### GIVEN INSTRUCTION
Your task is to give the listing below back word for word, pictures excluded.

################

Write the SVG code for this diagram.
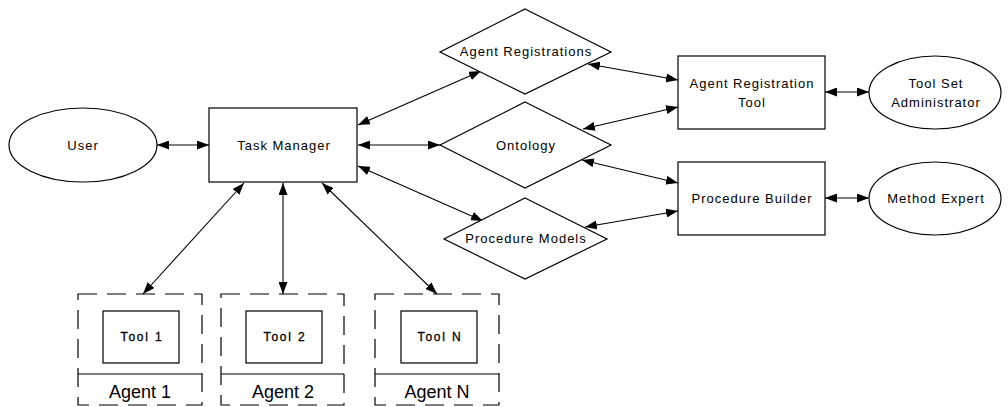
<svg xmlns="http://www.w3.org/2000/svg" width="1008" height="407" viewBox="0 0 1008 407">
<defs>
<marker id="arr" viewBox="0 0 12 9" refX="12" refY="4.5" markerWidth="12" markerHeight="9" markerUnits="userSpaceOnUse" orient="auto-start-reverse">
<path d="M0,0 L12,4.5 L0,9 z" fill="#000"/>
</marker>
<style>
.s{fill:#fff;stroke:#000;stroke-width:1.2}
.d{fill:none;stroke:#000;stroke-width:1.2;stroke-dasharray:19 10}
.t{font-family:"Liberation Sans",Arial,sans-serif;font-size:13px;letter-spacing:1px;text-anchor:middle;fill:#000}
.tb{font-family:"Liberation Sans",Arial,sans-serif;font-size:12px;letter-spacing:1.8px;text-anchor:middle;fill:#000;stroke:#000;stroke-width:0.3}
.ag{font-family:"Liberation Sans",Arial,sans-serif;font-size:18px;text-anchor:middle;fill:#000}
.c{fill:none;stroke:#000;stroke-width:1.1;marker-start:url(#arr);marker-end:url(#arr)}
</style>
</defs>
<rect width="1008" height="407" fill="#fff"/>
<g id="connectors">
<line class="c" x1="157" y1="145" x2="209" y2="145"/>
<line class="c" x1="358" y1="125" x2="481" y2="71"/>
<line class="c" x1="358" y1="145" x2="440" y2="145"/>
<line class="c" x1="358" y1="166" x2="483" y2="221"/>
<line class="c" x1="588" y1="64" x2="678" y2="80"/>
<line class="c" x1="583" y1="129" x2="678" y2="107"/>
<line class="c" x1="582" y1="160" x2="678" y2="183"/>
<line class="c" x1="585" y1="227" x2="678" y2="211"/>
<line class="c" x1="825" y1="92" x2="869" y2="92"/>
<line class="c" x1="825" y1="198" x2="869" y2="198"/>
<line class="c" x1="244" y1="183" x2="143" y2="294"/>
<line class="c" x1="283" y1="183" x2="283" y2="294"/>
<line class="c" x1="322" y1="183" x2="437" y2="294"/>
</g>
<g id="user">
<ellipse class="s" cx="83" cy="145" rx="74" ry="37"/>
<text class="t" x="83" y="150">User</text>
</g>
<g id="task-manager">
<rect class="s" x="209" y="108" width="148" height="74"/>
<text class="t" x="284" y="150">Task Manager</text>
</g>
<g id="agent-registrations">
<polygon class="s" points="525,9 611,52 525,94 440,52"/>
<text class="t" x="526" y="56">Agent Registrations</text>
</g>
<g id="ontology">
<polygon class="s" points="525,102 611,145 525,188 440,145"/>
<text class="t" x="526" y="150">Ontology</text>
</g>
<g id="procedure-models">
<polygon class="s" points="525,198 607,239 525,279 444,239"/>
<text class="t" x="526" y="243">Procedure Models</text>
</g>
<g id="agent-registration-tool">
<rect class="s" x="678" y="56" width="147" height="73"/>
<text class="t" x="752" y="88">Agent Registration</text>
<text class="t" x="752" y="107">Tool</text>
</g>
<g id="procedure-builder">
<rect class="s" x="678" y="162" width="147" height="73"/>
<text class="t" x="752" y="203">Procedure Builder</text>
</g>
<g id="tool-set-administrator">
<ellipse class="s" cx="935" cy="92.5" rx="66" ry="36.5"/>
<text class="t" x="936" y="88">Tool Set</text>
<text class="t" x="936" y="107">Administrator</text>
</g>
<g id="method-expert">
<ellipse class="s" cx="935" cy="198.5" rx="66" ry="36.5"/>
<text class="t" x="936" y="203">Method Expert</text>
</g>
<g id="agent-1">
<rect class="d" x="78" y="294" width="124" height="111"/>
<line x1="78" y1="374" x2="202" y2="374" stroke="#000" stroke-width="1.2"/>
<rect class="s" x="103" y="311" width="76" height="52"/>
<text class="tb" x="142" y="341">Tool 1</text>
<text class="ag" x="140" y="398">Agent 1</text>
</g>
<g id="agent-2">
<rect class="d" x="221" y="294" width="123" height="111"/>
<line x1="221" y1="374" x2="344" y2="374" stroke="#000" stroke-width="1.2"/>
<rect class="s" x="246" y="311" width="76" height="52"/>
<text class="tb" x="285" y="341">Tool 2</text>
<text class="ag" x="283" y="398">Agent 2</text>
</g>
<g id="agent-n">
<rect class="d" x="375" y="294" width="124" height="111"/>
<line x1="375" y1="374" x2="499" y2="374" stroke="#000" stroke-width="1.2"/>
<rect class="s" x="401" y="311" width="76" height="52"/>
<text class="tb" x="440" y="341">Tool N</text>
<text class="ag" x="437" y="398">Agent N</text>
</g>
</svg>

################

### TASK RESULT
Write the SVG code for this diagram.
<svg xmlns="http://www.w3.org/2000/svg" width="1008" height="407" viewBox="0 0 1008 407">
<defs>
<marker id="arr" viewBox="0 0 12 9" refX="12" refY="4.5" markerWidth="12" markerHeight="9" markerUnits="userSpaceOnUse" orient="auto-start-reverse">
<path d="M0,0 L12,4.5 L0,9 z" fill="#000"/>
</marker>
<style>
.s{fill:#fff;stroke:#000;stroke-width:1.2}
.d{fill:none;stroke:#000;stroke-width:1.2;stroke-dasharray:19 10}
.t{font-family:"Liberation Sans",Arial,sans-serif;font-size:13px;letter-spacing:1px;text-anchor:middle;fill:#000}
.tb{font-family:"Liberation Sans",Arial,sans-serif;font-size:12px;letter-spacing:1.8px;text-anchor:middle;fill:#000;stroke:#000;stroke-width:0.3}
.ag{font-family:"Liberation Sans",Arial,sans-serif;font-size:18px;text-anchor:middle;fill:#000}
.c{fill:none;stroke:#000;stroke-width:1.1;marker-start:url(#arr);marker-end:url(#arr)}
</style>
</defs>
<rect width="1008" height="407" fill="#fff"/>
<g id="connectors">
<line class="c" x1="157" y1="145" x2="209" y2="145"/>
<line class="c" x1="358" y1="125" x2="481" y2="71"/>
<line class="c" x1="358" y1="145" x2="440" y2="145"/>
<line class="c" x1="358" y1="166" x2="483" y2="221"/>
<line class="c" x1="588" y1="64" x2="678" y2="80"/>
<line class="c" x1="583" y1="129" x2="678" y2="107"/>
<line class="c" x1="582" y1="160" x2="678" y2="183"/>
<line class="c" x1="585" y1="227" x2="678" y2="211"/>
<line class="c" x1="825" y1="92" x2="869" y2="92"/>
<line class="c" x1="825" y1="198" x2="869" y2="198"/>
<line class="c" x1="244" y1="183" x2="143" y2="294"/>
<line class="c" x1="283" y1="183" x2="283" y2="294"/>
<line class="c" x1="322" y1="183" x2="437" y2="294"/>
</g>
<g id="user">
<ellipse class="s" cx="83" cy="145" rx="74" ry="37"/>
<text class="t" x="83" y="150">User</text>
</g>
<g id="task-manager">
<rect class="s" x="209" y="108" width="148" height="74"/>
<text class="t" x="284" y="150">Task Manager</text>
</g>
<g id="agent-registrations">
<polygon class="s" points="525,9 611,52 525,94 440,52"/>
<text class="t" x="526" y="56">Agent Registrations</text>
</g>
<g id="ontology">
<polygon class="s" points="525,102 611,145 525,188 440,145"/>
<text class="t" x="526" y="150">Ontology</text>
</g>
<g id="procedure-models">
<polygon class="s" points="525,198 607,239 525,279 444,239"/>
<text class="t" x="526" y="243">Procedure Models</text>
</g>
<g id="agent-registration-tool">
<rect class="s" x="678" y="56" width="147" height="73"/>
<text class="t" x="752" y="88">Agent Registration</text>
<text class="t" x="752" y="107">Tool</text>
</g>
<g id="procedure-builder">
<rect class="s" x="678" y="162" width="147" height="73"/>
<text class="t" x="752" y="203">Procedure Builder</text>
</g>
<g id="tool-set-administrator">
<ellipse class="s" cx="935" cy="92.5" rx="66" ry="36.5"/>
<text class="t" x="936" y="88">Tool Set</text>
<text class="t" x="936" y="107">Administrator</text>
</g>
<g id="method-expert">
<ellipse class="s" cx="935" cy="198.5" rx="66" ry="36.5"/>
<text class="t" x="936" y="203">Method Expert</text>
</g>
<g id="agent-1">
<rect class="d" x="78" y="294" width="124" height="111"/>
<line x1="78" y1="374" x2="202" y2="374" stroke="#000" stroke-width="1.2"/>
<rect class="s" x="103" y="311" width="76" height="52"/>
<text class="tb" x="142" y="341">Tool 1</text>
<text class="ag" x="140" y="398">Agent 1</text>
</g>
<g id="agent-2">
<rect class="d" x="221" y="294" width="123" height="111"/>
<line x1="221" y1="374" x2="344" y2="374" stroke="#000" stroke-width="1.2"/>
<rect class="s" x="246" y="311" width="76" height="52"/>
<text class="tb" x="285" y="341">Tool 2</text>
<text class="ag" x="283" y="398">Agent 2</text>
</g>
<g id="agent-n">
<rect class="d" x="375" y="294" width="124" height="111"/>
<line x1="375" y1="374" x2="499" y2="374" stroke="#000" stroke-width="1.2"/>
<rect class="s" x="401" y="311" width="76" height="52"/>
<text class="tb" x="440" y="341">Tool N</text>
<text class="ag" x="437" y="398">Agent N</text>
</g>
</svg>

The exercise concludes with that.